-- begin Supplied information --

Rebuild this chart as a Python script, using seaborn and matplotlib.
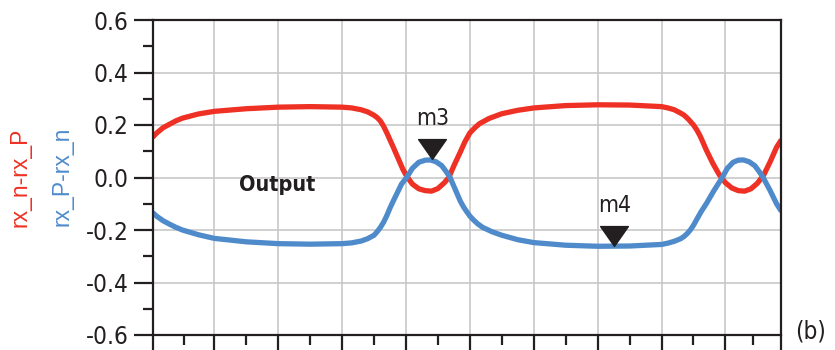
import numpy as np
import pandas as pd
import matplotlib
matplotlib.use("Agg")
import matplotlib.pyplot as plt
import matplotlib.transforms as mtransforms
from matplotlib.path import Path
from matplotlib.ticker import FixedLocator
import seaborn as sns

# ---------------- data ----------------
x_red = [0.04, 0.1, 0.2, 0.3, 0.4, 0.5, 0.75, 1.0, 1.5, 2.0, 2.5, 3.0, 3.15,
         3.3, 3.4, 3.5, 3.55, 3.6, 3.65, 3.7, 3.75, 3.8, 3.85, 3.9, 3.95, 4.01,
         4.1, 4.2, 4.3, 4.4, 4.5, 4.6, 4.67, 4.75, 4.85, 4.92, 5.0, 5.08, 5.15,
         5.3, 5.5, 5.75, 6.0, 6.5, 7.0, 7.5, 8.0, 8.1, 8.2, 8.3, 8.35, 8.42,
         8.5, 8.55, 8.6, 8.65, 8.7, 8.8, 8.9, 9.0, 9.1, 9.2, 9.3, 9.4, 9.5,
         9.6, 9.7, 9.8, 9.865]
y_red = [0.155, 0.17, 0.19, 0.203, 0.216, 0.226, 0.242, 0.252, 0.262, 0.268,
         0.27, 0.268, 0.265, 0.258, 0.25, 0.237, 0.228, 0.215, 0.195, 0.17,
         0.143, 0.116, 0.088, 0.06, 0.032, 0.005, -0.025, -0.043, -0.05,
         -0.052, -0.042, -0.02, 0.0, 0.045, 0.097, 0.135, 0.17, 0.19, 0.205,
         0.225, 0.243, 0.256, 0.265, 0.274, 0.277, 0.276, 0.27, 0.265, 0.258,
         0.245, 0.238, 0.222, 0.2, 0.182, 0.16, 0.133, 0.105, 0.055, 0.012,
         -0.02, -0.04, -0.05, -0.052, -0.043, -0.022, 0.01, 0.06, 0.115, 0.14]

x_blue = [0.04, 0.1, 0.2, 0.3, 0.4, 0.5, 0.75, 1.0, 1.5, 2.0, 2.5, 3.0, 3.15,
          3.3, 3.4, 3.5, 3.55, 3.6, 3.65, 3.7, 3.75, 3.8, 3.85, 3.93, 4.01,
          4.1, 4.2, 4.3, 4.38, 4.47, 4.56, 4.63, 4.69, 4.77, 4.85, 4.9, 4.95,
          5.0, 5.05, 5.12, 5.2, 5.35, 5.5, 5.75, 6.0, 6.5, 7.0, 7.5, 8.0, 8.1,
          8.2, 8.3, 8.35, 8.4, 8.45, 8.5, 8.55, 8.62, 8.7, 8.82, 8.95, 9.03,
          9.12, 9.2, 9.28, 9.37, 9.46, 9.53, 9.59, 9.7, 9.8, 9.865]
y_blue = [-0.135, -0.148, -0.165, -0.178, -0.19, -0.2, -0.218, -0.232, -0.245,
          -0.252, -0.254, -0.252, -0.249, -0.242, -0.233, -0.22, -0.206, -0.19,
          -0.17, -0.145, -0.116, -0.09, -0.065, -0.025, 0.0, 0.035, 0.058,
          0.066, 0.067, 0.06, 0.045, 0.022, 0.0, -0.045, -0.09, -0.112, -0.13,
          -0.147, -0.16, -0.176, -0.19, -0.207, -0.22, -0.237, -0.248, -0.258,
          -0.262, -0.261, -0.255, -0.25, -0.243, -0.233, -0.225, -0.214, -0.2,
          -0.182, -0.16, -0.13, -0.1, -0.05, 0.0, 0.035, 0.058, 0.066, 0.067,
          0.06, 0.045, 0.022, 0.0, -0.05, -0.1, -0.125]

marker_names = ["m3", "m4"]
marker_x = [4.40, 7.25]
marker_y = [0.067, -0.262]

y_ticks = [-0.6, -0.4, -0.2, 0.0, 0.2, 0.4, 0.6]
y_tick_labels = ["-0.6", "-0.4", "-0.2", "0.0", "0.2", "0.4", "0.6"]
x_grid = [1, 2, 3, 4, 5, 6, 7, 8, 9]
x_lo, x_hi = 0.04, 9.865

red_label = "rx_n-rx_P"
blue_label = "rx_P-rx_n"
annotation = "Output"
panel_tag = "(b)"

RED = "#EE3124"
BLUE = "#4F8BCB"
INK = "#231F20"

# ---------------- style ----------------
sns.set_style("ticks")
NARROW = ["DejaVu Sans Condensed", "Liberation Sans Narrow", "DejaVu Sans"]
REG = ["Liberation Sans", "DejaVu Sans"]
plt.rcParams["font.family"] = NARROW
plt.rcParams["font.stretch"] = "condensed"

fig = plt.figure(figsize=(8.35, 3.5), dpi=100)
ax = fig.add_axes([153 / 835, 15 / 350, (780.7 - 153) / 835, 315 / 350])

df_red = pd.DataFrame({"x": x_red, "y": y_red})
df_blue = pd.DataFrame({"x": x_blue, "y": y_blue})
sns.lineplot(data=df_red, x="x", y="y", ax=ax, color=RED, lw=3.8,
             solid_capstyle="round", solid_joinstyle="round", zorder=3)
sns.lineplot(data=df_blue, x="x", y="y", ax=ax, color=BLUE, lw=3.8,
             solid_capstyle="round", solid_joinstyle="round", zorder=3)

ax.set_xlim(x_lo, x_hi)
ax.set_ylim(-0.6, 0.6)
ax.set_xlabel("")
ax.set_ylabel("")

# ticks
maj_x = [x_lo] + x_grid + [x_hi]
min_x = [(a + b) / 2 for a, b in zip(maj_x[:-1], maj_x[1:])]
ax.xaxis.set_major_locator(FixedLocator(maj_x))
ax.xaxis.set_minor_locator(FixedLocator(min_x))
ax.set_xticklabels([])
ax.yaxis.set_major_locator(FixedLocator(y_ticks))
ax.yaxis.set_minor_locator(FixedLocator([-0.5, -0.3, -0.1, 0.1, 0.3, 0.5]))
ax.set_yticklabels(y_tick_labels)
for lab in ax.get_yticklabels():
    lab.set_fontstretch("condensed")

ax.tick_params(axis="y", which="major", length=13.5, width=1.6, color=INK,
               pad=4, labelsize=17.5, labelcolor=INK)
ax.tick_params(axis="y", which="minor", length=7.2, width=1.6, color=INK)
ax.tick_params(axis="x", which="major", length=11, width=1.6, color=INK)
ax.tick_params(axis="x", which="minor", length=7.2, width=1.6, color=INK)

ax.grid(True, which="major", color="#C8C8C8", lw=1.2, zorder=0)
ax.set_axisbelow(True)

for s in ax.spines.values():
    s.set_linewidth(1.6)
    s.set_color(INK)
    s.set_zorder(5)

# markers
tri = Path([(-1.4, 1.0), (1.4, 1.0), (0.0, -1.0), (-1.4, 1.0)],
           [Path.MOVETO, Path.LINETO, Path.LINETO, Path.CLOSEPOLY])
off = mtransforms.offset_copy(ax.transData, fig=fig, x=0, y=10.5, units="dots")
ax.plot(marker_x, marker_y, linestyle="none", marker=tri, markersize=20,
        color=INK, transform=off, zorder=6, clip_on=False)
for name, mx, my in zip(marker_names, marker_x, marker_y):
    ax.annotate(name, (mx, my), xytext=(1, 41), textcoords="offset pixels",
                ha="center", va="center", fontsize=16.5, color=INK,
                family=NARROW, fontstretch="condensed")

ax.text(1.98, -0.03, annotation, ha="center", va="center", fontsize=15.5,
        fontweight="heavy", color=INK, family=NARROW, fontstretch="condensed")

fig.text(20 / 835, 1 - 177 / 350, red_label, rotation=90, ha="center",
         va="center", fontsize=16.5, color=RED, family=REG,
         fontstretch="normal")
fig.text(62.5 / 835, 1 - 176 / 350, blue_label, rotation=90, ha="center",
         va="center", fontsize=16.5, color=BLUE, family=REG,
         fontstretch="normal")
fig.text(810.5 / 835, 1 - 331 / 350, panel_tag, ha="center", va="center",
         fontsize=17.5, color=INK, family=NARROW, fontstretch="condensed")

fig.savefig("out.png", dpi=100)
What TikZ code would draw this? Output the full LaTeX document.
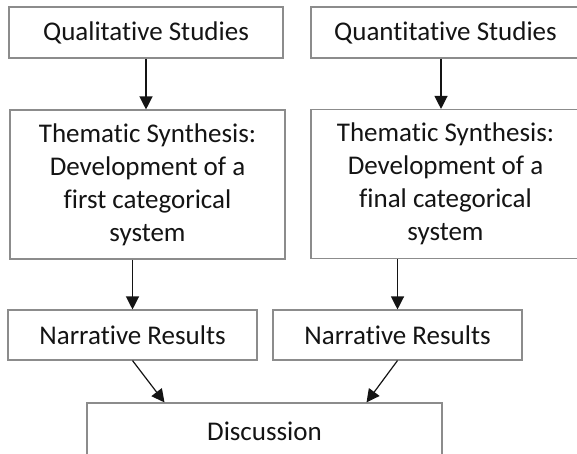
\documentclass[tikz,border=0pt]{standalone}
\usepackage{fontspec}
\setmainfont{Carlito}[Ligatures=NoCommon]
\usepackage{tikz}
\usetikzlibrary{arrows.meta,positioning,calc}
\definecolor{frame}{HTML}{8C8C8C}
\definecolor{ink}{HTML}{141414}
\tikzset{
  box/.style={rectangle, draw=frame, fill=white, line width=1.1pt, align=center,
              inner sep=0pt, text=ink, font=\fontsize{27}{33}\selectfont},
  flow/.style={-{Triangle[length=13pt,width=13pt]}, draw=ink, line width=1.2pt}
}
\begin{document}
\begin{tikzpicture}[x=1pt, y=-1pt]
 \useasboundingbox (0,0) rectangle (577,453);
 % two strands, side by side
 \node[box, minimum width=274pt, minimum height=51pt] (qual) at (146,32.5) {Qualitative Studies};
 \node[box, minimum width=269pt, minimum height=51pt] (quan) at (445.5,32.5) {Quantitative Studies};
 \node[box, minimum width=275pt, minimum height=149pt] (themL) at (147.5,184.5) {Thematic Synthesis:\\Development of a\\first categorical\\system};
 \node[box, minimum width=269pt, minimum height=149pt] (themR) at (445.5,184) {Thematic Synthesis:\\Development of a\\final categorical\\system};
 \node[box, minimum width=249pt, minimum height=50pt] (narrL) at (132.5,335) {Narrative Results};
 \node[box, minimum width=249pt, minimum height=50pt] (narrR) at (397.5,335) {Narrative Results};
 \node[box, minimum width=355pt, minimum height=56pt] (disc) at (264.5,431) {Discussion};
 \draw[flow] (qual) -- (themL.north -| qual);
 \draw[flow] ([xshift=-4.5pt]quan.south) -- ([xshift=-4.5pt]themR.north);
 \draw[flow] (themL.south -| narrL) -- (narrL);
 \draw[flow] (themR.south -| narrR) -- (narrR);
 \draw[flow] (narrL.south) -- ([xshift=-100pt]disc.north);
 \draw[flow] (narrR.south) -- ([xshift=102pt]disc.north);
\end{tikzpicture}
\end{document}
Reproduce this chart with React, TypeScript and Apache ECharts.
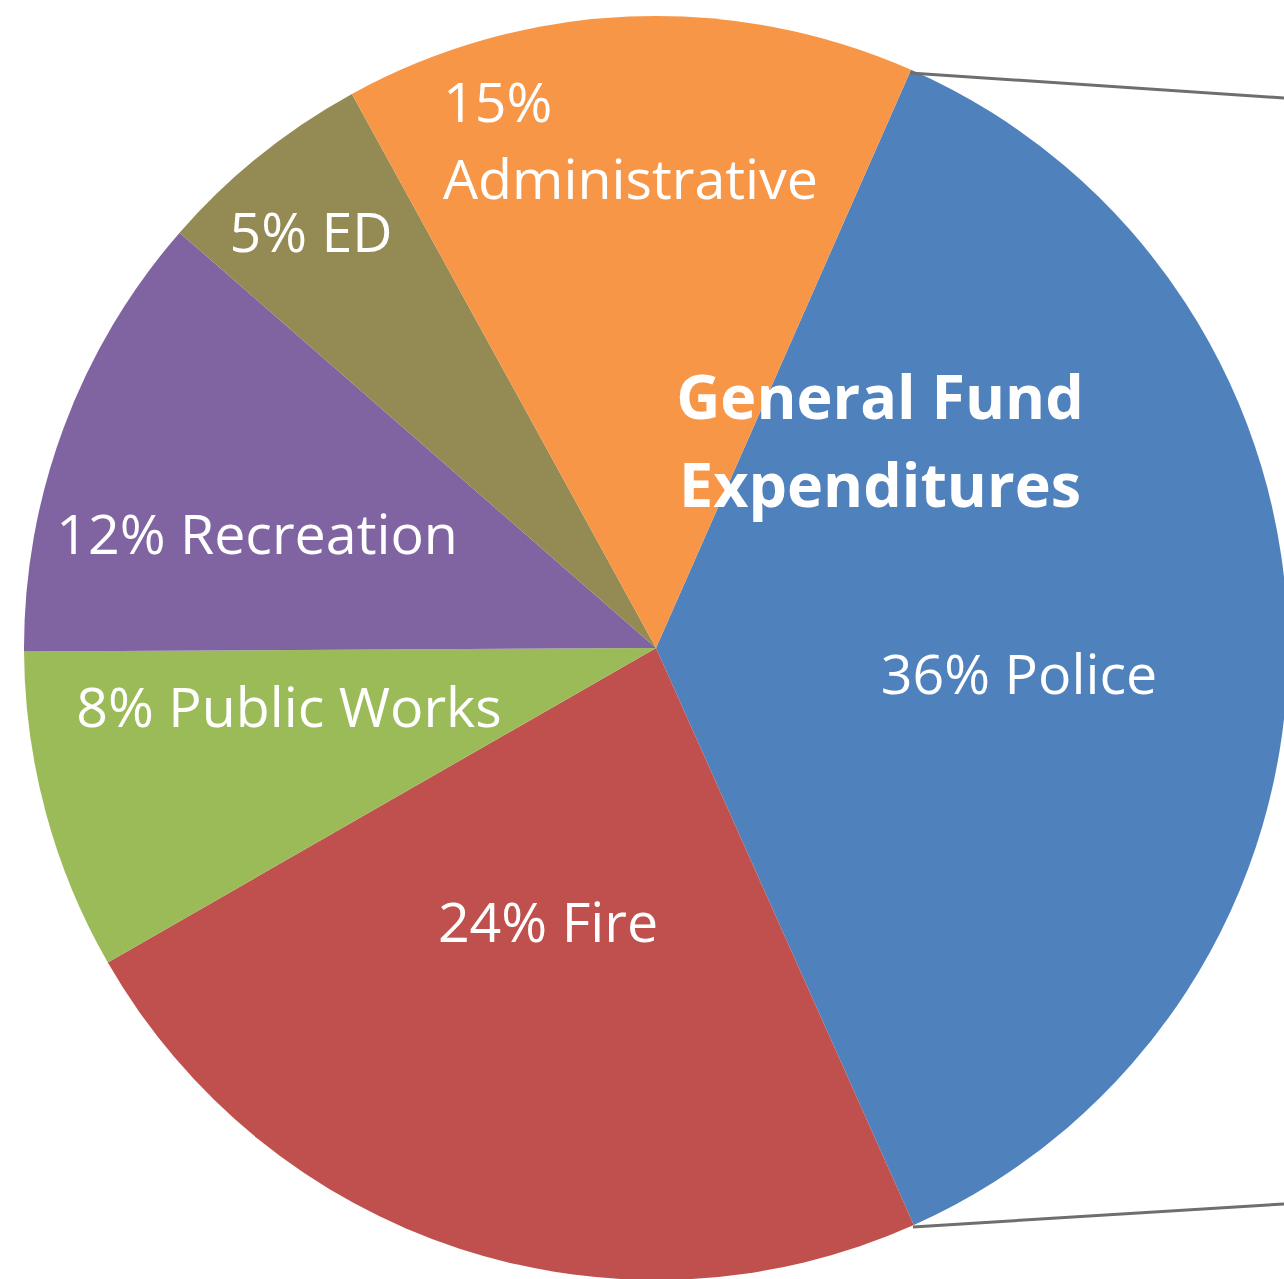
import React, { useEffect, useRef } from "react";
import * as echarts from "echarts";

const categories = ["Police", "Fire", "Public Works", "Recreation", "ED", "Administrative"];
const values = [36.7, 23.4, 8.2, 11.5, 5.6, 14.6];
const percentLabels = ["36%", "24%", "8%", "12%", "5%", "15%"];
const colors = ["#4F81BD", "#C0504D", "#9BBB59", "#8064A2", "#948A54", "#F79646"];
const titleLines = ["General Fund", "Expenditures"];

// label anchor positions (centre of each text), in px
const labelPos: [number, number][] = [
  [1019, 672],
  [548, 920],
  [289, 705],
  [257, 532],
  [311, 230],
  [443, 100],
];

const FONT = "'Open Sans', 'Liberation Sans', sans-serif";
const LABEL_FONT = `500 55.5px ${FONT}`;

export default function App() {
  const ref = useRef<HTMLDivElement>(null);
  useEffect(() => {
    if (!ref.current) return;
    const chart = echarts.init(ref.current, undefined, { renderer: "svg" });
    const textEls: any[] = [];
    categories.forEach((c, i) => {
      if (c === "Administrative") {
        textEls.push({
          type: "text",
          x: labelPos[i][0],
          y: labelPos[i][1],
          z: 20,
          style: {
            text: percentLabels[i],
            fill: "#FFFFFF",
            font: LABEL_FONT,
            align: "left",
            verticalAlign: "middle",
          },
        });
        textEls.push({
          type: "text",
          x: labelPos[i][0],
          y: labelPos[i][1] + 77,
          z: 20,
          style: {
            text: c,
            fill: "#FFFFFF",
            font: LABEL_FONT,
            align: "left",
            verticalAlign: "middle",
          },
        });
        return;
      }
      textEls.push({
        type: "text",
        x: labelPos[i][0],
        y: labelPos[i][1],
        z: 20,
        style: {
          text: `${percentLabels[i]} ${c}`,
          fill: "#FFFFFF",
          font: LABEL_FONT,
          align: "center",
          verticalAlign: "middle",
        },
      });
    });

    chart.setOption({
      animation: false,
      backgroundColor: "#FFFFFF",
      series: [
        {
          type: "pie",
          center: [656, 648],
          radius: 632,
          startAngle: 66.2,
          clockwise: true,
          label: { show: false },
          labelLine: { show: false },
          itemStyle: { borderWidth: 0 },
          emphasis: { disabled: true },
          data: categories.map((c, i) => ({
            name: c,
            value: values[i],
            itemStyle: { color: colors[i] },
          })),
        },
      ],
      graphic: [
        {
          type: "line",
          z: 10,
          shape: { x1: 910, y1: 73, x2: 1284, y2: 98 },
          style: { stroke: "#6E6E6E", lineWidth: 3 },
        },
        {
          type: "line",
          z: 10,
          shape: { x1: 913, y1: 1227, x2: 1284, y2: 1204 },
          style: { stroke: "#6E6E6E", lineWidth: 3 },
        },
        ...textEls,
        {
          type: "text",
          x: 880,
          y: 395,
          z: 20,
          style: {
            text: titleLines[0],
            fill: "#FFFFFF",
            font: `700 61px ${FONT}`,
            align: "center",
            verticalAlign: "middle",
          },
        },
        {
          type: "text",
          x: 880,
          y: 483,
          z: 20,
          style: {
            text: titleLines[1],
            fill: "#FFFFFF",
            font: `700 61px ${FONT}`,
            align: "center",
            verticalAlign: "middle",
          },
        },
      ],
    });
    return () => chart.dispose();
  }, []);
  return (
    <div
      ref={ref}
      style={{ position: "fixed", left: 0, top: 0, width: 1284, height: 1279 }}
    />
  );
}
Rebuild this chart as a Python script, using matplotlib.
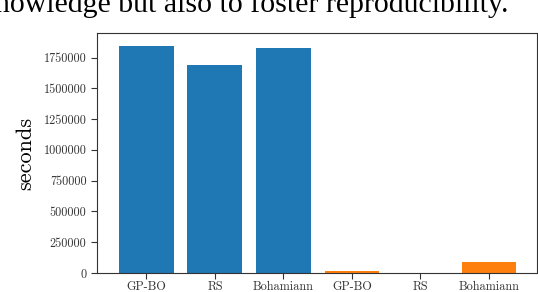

-- end Supplied information --

- _Required task_
Repeat word for word the lines above, from the first entry through the line containing "import seaborn as sns", with both ends kept and the pictures dropped.

- _Final result_
Rebuild this chart as a Python script, using seaborn and matplotlib.
import numpy as np
import pandas as pd
import matplotlib
matplotlib.use("Agg")
import matplotlib.pyplot as plt
import matplotlib.transforms as mtransforms
from matplotlib.path import Path
from matplotlib.ticker import FixedLocator
import seaborn as sns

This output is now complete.